Fig: Sex linked Inheritance (The British Haemophilia Line)
Colour Blindness
Horner 1876 discovered, for the first time, that some people cannot distinguish between red and green colours. This condition was present only in some families including well known scientists Dalton (1798). This is due to its sex linked recessive gene located on X chromosome. The gene helps in the formation of colour sensitive cells termed as cones in the retina. These cells are necessary for the distinction of red and green colour.
Protan Defect or Red -Green Blindness
According to E B Wilson (1911) gene for colour blindness in man occurs in X chromosome. Later on, kalmus (1965) and keats (1983) demonstrated two genes termed protan and deutan involved in red- green colour blindness present near one end of X chromosome. Hence the defect is termed as protan defect or red green blindness or colour blindness. This recessive gene on X chromosome does not have its allele on gene on the Y chromosome.
This clearly explains that the colour blindness in females can be expressed only if its genes are present on both the chromosomes but when present only on one chromosome, they become carrier. On the other hand in case of males the colour blindness can be expressed by its gene being present only on one chromosome, the Y chromosome being inert for such trait. This also shows that normal colour is dominant over colour blindness.
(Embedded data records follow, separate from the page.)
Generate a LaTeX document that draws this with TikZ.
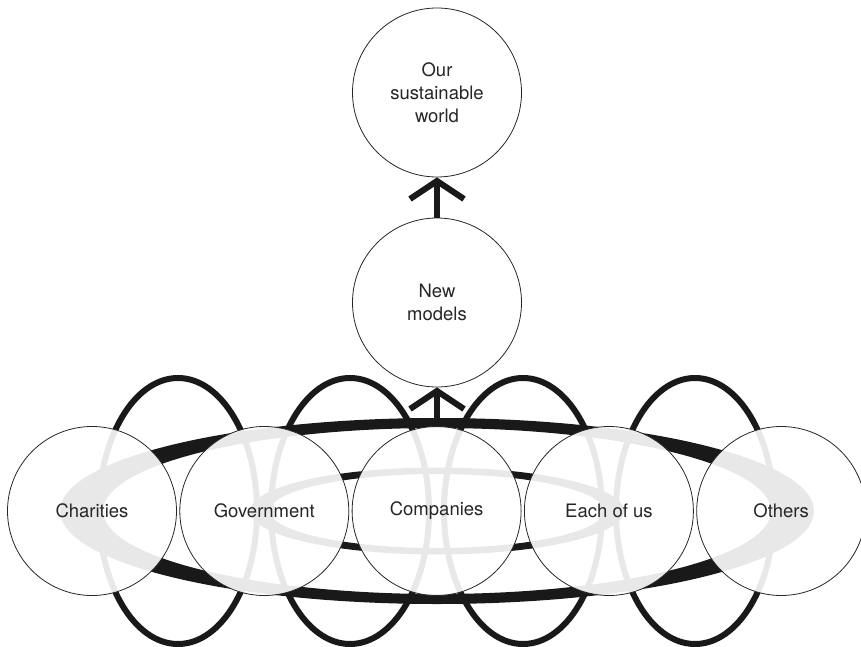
\documentclass[tikz,border=0pt]{standalone}
\usepackage{fontspec}
\setmainfont{TeX Gyre Heros}
\usetikzlibrary{arrows.meta}
\usetikzlibrary{positioning}

\begin{document}
\begin{tikzpicture}[x=1pt, y=1pt,
disc/.style={draw=black!85, line width=.8pt, circle, minimum size=169pt,
inner sep=0pt, fill=white, fill opacity=.9, text opacity=1, text=black!85,
align=center, font=\fontsize{18.5}{23}\selectfont},
loop/.style={line width=6pt, black!90},
tip/.style={line width=6pt, black!90, -{Straight Barb[length=18pt, width=54pt]}}]
\useasboundingbox (0,0) rectangle (861,-647);
\foreach \x in {178, 350, 523, 695}{
\draw[loop] (\x,-511) ellipse [x radius=79pt, y radius=133pt];}
\fill[black!90, even odd rule] (437,-511) ellipse [x radius=377pt, y radius=93pt]
ellipse [x radius=334pt, y radius=83pt];
\fill[black!90, even odd rule] (437,-511) ellipse [x radius=187pt, y radius=43.5pt]
ellipse [x radius=167pt, y radius=37pt];
\foreach \i/\t in {0/Charities, 1/Government, 2/Companies, 3/Each of us, 4/Others}{
\node[disc] (\i) at (92+172.3*\i,-511) {\t};}
\node[disc] (newmod) at (437,-302.5) {New\\models};
\node[disc] (world) at (437,-92.5) {Our\\sustainable\\world};
\coordinate (ring) at (437,-420);
\draw[tip] (ring) -- (newmod);
\draw[tip] (newmod) -- (world);
\end{tikzpicture}
\end{document}
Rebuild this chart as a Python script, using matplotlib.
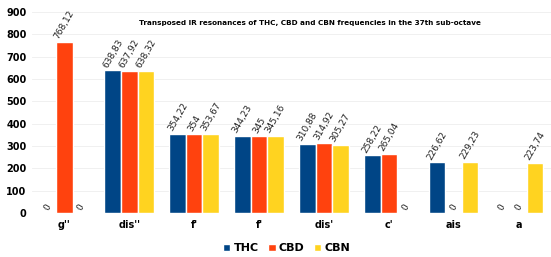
import matplotlib.pyplot as plt
import numpy as np

categorias = ["g''", "dis''", "f'", "f'", "dis'", "c'", "ais", "a"]
thc = [0, 638.83, 354.22, 344.23, 310.88, 258.22, 226.62, 0]
cbd = [768.12, 637.92, 354, 345, 314.92, 265.04, 0, 0]
cbn = [0, 638.32, 353.67, 345.16, 305.27, 0, 229.23, 223.74]
series = ["THC", "CBD", "CBN"]
cores = ["#004586", "#FF420E", "#FFD320"]

def fmt(v):
    s = ("%.2f" % v).rstrip("0").rstrip(".")
    return s.replace(".", ",")

fig = plt.figure(figsize=(5.51, 2.57), dpi=100)
ax = fig.add_axes([0.058, 0.171, 0.942, 0.782])

x = np.arange(len(categorias))
w = 0.255
for i, (nome, vals, cor) in enumerate(zip(series, [thc, cbd, cbn], cores)):
    pos = x + (i - 1) * w
    ax.bar(pos, vals, w, color=cor, edgecolor="white", linewidth=1.0, label=nome, zorder=2)
    for px, v in zip(pos, vals):
        ax.text(px, v + 6, fmt(v), rotation=60, ha="center", va="bottom",
                fontsize=6.5, color="#222222")

ax.set_xlim(-0.5, len(categorias) - 0.5)
ax.set_ylim(0, 900)
ax.set_yticks(range(0, 901, 100))
ax.set_xticks(x)
ax.set_xticklabels(categorias, fontsize=7, fontweight="bold")
ax.tick_params(axis="y", labelsize=7, length=0, pad=4)
ax.tick_params(axis="x", length=0, pad=5)
for lab in ax.get_yticklabels():
    lab.set_fontweight("bold")
ax.grid(axis="y", color="#eeeeee", linewidth=0.6, zorder=0)
for s in ax.spines.values():
    s.set_visible(False)

ax.text(0.535, 0.96, "Transposed IR resonances of THC, CBD and CBN frequencies in the 37th sub-octave",
        transform=ax.transAxes, ha="center", va="top", fontsize=5.2, fontweight="bold")

fig.legend(loc="lower center", bbox_to_anchor=(0.52, -0.025), ncol=3, frameon=False,
           handlelength=0.7, handleheight=0.7, handletextpad=0.3,
           columnspacing=0.8, prop={"weight": "bold", "size": 8})

fig.savefig("out.png", dpi=100)
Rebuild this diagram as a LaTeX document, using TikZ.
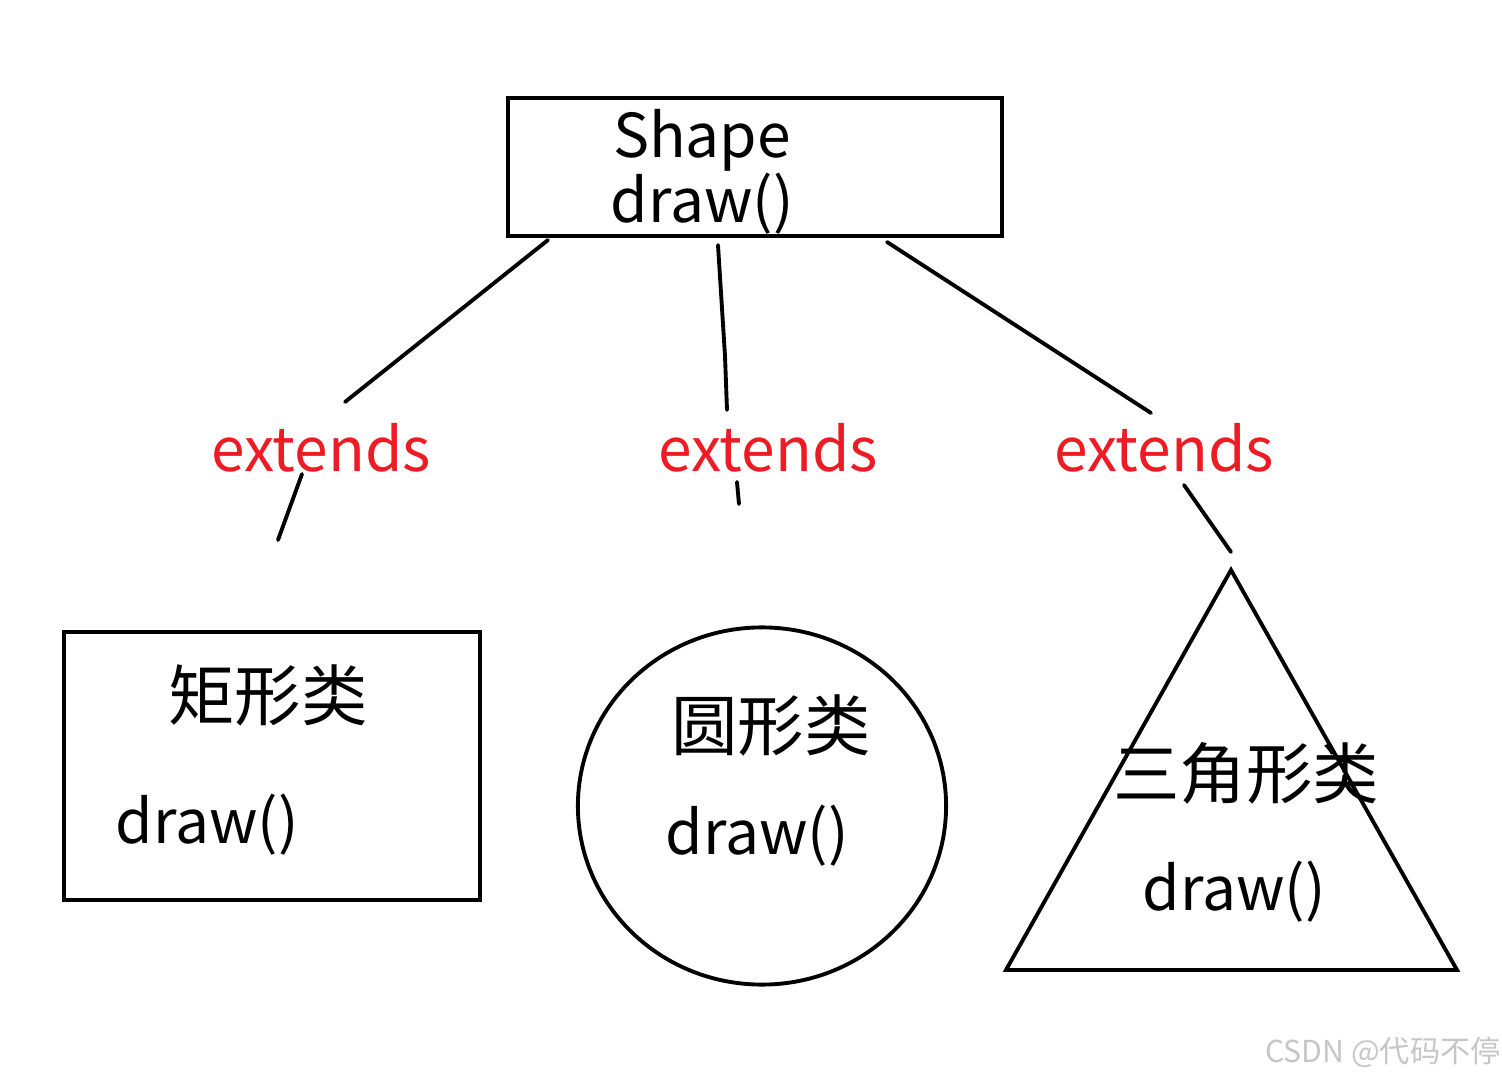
\documentclass[tikz,border=0pt]{standalone}
\usepackage{fontspec}
\usepackage{xcolor}
\usepackage{tikz}
\usetikzlibrary{shapes.geometric}
\newfontfamily\cjk{Noto Sans CJK SC}
\definecolor{ext}{RGB}{237,28,36}
\tikzset{txt/.style={font=\cjk\fontsize{17.2}{18.3}\selectfont,inner sep=0pt,align=center},
  cn/.style={txt,font=\cjk\fontsize{18.9}{20}\selectfont},
  lbl/.style={txt,text=ext},
  cls/.style={draw,line width=1.1pt},
  link/.style={line width=1.1pt,line cap=round}}

\begin{document}
\begin{tikzpicture}[x=0.01cm,y=-0.01cm]
\useasboundingbox (0,0) rectangle (1502,1079);
\node[cls,minimum width=4.94cm,minimum height=1.38cm] (sh) at (755,167) {};
\node[txt] (shn) at (702,172) {Shape\\draw()};
\node[lbl] (e1) at (321,448) {extends};
\node[lbl] (e2) at (768,448) {extends};
\node[lbl] (e3) at (1164,448) {extends};
\node[cls,minimum width=4.16cm,minimum height=2.67cm] (rect) at (272,766) {};
\node[cn] (rectn) at (268,695) {矩形类};
\node[txt] (rectm) at (207,825) {draw()};
\node[cls,ellipse,minimum width=3.68cm,minimum height=3.57cm] (circ) at (762,806) {};
\node[cn] (circn) at (771,725) {圆形类};
\node[txt] (circm) at (757,836) {draw()};
\coordinate (t1) at (1231,570);
\coordinate (t2) at (1006,970);
\coordinate (t3) at (1457,970);
\draw[cls] (t1) -- (t2) -- (t3) -- cycle;
\node[cn] (trin) at (1246,773) {三角形类};
\node[txt] (trim) at (1234,892) {draw()};
% hand drawn links, broken round the labels
\coordinate (a1) at (548,240); \coordinate (a2) at (345,402);
\coordinate (a3) at (302,474); \coordinate (a4) at (278,540);
\coordinate (b1) at (718,245); \coordinate (b2) at (725,356); \coordinate (b3) at (727,410);
\coordinate (b4) at (737,482); \coordinate (b5) at (739,504);
\coordinate (c1) at (887,242); \coordinate (c2) at (1151,413);
\coordinate (c3) at (1184,485); \coordinate (c4) at (1231,552);
\draw[link] (a1) -- (a2); \draw[link] (a3) -- (a4);
\draw[link] (b1) -- (b2) -- (b3); \draw[link] (b4) -- (b5);
\draw[link] (c1) -- (c2); \draw[link] (c3) -- (c4);
\node[font=\cjk\fontsize{8.6}{10}\selectfont,text=gray!45,inner sep=0pt] (wm) at (1383,1052) {CSDN @代码不停};
\end{tikzpicture}
\end{document}
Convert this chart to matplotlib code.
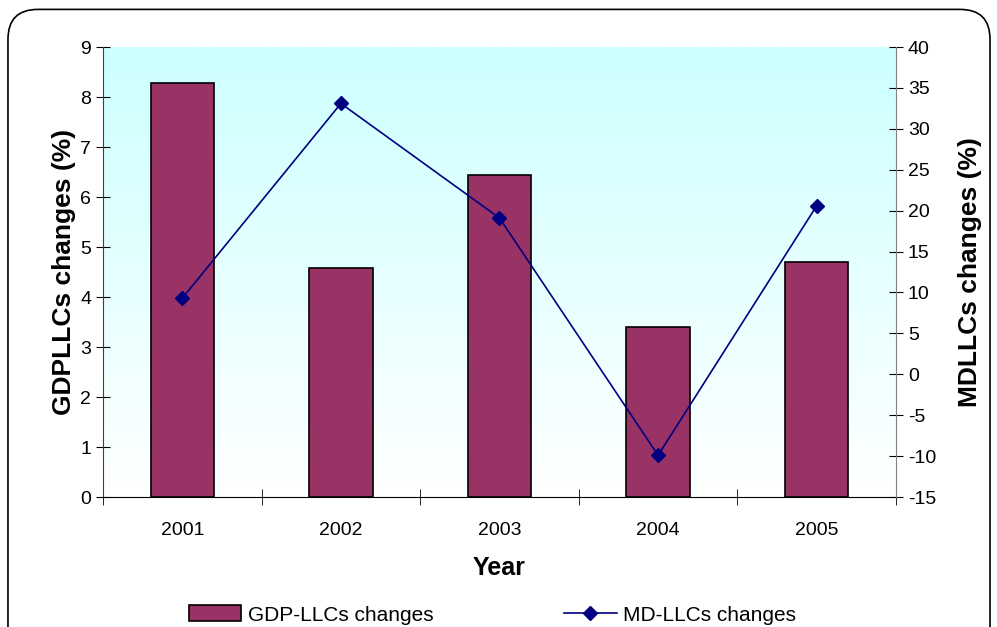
import numpy as np
import matplotlib.pyplot as plt
from matplotlib.patches import FancyBboxPatch
from matplotlib.colors import LinearSegmentedColormap

plt.rcParams['font.family'] = ['Liberation Sans', 'DejaVu Sans']
plt.rcParams['axes.unicode_minus'] = False

years = ['2001', '2002', '2003', '2004', '2005']
gdp_llcs = [8.28, 4.58, 6.44, 3.40, 4.70]
md_llcs = [9.3, 33.1, 19.1, -9.9, 20.6]

fig = plt.figure(figsize=(9.97, 6.27), dpi=100)
ax = fig.add_axes([0.1033, 0.2073, 0.7954, 0.7177])

# rounded frame around the chart
frame = FancyBboxPatch((0.008, -0.05), 0.985, 1.035,
                       boxstyle='round,pad=0,rounding_size=0.03',
                       transform=fig.transFigure, fill=False,
                       edgecolor='black', linewidth=1.2, zorder=-20,
                       mutation_aspect=997/627)
fig.patches.append(frame)

x = np.arange(len(years))
ax.set_xlim(-0.5, len(years) - 0.5)
ax.set_ylim(0, 9)

# background gradient, cyan on top fading to white
cmap = LinearSegmentedColormap.from_list('bg', ['#ffffff', '#ccffff'])
grad = np.linspace(0, 1, 256).reshape(-1, 1)
ax.imshow(grad, extent=(-0.5, len(years) - 0.5, 0, 9), origin='lower',
          cmap=cmap, aspect='auto', zorder=-10)

ax.bar(x, gdp_llcs, width=0.4, color='#993366', edgecolor='black',
       linewidth=1.2, label='GDP-LLCs changes', zorder=2)

ax.set_yticks(range(0, 10))
ax.set_xticks(x)
ax.set_xticklabels(years)
ax.set_xticks(np.arange(-0.5, len(years)), minor=True)
ax.tick_params(axis='x', which='major', length=0, labelsize=14, pad=18)
ax.tick_params(axis='x', which='minor', direction='inout', length=12)
ax.tick_params(axis='y', direction='inout', length=10, labelsize=14)
ax.spines['top'].set_visible(False)
ax.spines['right'].set_visible(False)
ax.spines['left'].set_color('#404040')
ax.set_ylabel('GDPLLCs changes (%)', fontsize=19, fontweight='bold', labelpad=3)
ax.set_xlabel('Year', fontsize=18, fontweight='bold', labelpad=12)

ax2 = ax.twinx()
ax2.plot(x, md_llcs, color='#000080', linewidth=1.2, marker='D',
         markersize=7, label='MD-LLCs changes', zorder=3)
ax2.set_ylim(-15, 40)
ax2.set_yticks(range(-15, 41, 5))
ax2.tick_params(axis='y', direction='inout', length=10, labelsize=14)
ax2.spines['top'].set_visible(False)
ax2.spines['left'].set_visible(False)
ax2.spines['bottom'].set_visible(False)
ax2.spines['right'].set_color('#808080')
ax2.set_ylabel('MDLLCs changes (%)', fontsize=19, fontweight='bold', labelpad=16)

h1, l1 = ax.get_legend_handles_labels()
h2, l2 = ax2.get_legend_handles_labels()
fig.legend(h1 + h2, l1 + l2, loc='lower center', bbox_to_anchor=(0.494, -0.026),
           ncol=2, frameon=False, fontsize=15, columnspacing=6.3,
           handlelength=2.5, handleheight=0.8, handletextpad=0.3)

fig.savefig('out.png', dpi=100)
A pedigree analysis shows that only males are affected by this disease. This indicates that the gene is inherited in different manner when it is connected with sex.
Colour Blindness in the Offspring of Different Parents
The following four cases are worth considering.
- Of the offspring of a normal female (XX) and colour blind male, their daughters receive the gene for colour blindness present on X chromosome. Thus all the females of this generation would be carriers for colour blindness. The sons (males) on the other hand, would be normal with XY chromosomes.
- In another case, the offspring of a colour blind female and a normal male (XY) would be 50% female carriers and the remaining 50% males (i.e., sons) would be colour blind.
- In the third case if a carrier female marries a normal male (XY) the offspring would be normal male 25%, carrier females 25%, normal males (XY) 25% and colour blind males 25%.
- Lastly if a carrier female marries a colour blind male, the progeny would be carrier females (daughters) with genotype XXc – 25% colour blind female (i.e., daughters) with genotype XCXC – 25%, normal males with the genotype XY- 25% and colour blind males with genotype XCY-25%.